GPU Utilization Too Low
How the software works:
The process involves recognizing text from audio in a video, translating the text into a target language, synthesizing voiceover in the target language, and merging the text, voiceover, and video into a new video. Only the speech-to-text recognition stage heavily utilizes the GPU, while other stages use little to no GPU.

GPU vs CPU: Principles and Differences
Imagine training an AI model is like moving bricks.

The CPU is like an "all-rounder" that can handle many tasks: computing, logic, and management, no matter how complex. It excels at everything but has a limited number of cores, typically up to a few dozen.
Even if it moves bricks quickly, it can only handle a few or at most dozens at a time, making it inefficient and exhausting.
On the other hand, the GPU has a staggering number of cores—often thousands or tens of thousands. Although each core can only move one brick at a time, the sheer number of cores makes up for it. With thousands of "helpers" working together, the bricks are moved in no time.

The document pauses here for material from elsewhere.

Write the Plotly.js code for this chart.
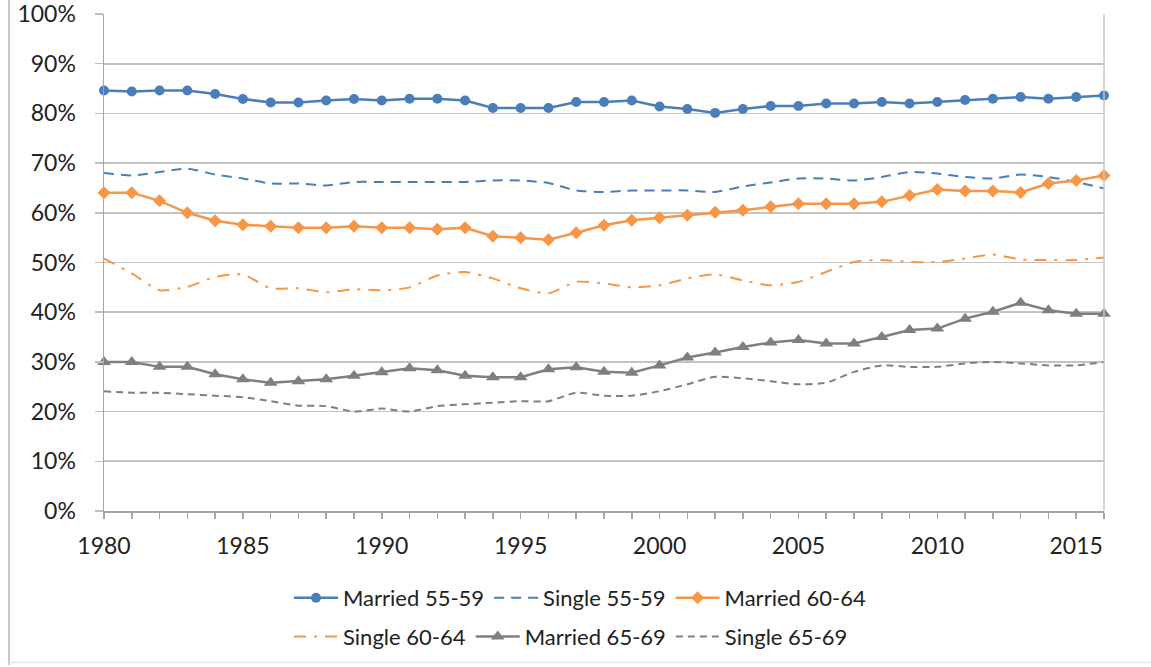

The core task of AI training and inference is "matrix operations"—essentially, a large number of numbers performing addition, subtraction, multiplication, and division in sequence. It's like moving massive piles of red bricks, a simple task that requires no complex thinking, just repetitive work.
The GPU's "massive parallel processing" capability is perfectly suited for this, allowing it to handle thousands or tens of thousands of small tasks simultaneously, making it dozens or even hundreds of times faster than the CPU.
The CPU, however, is better suited for sequential and complex tasks, such as playing a single-player game or writing a document. When it comes to AI's massive "brick-moving" workload, the CPU can only handle a few or dozens at a time, struggling to keep up with the GPU.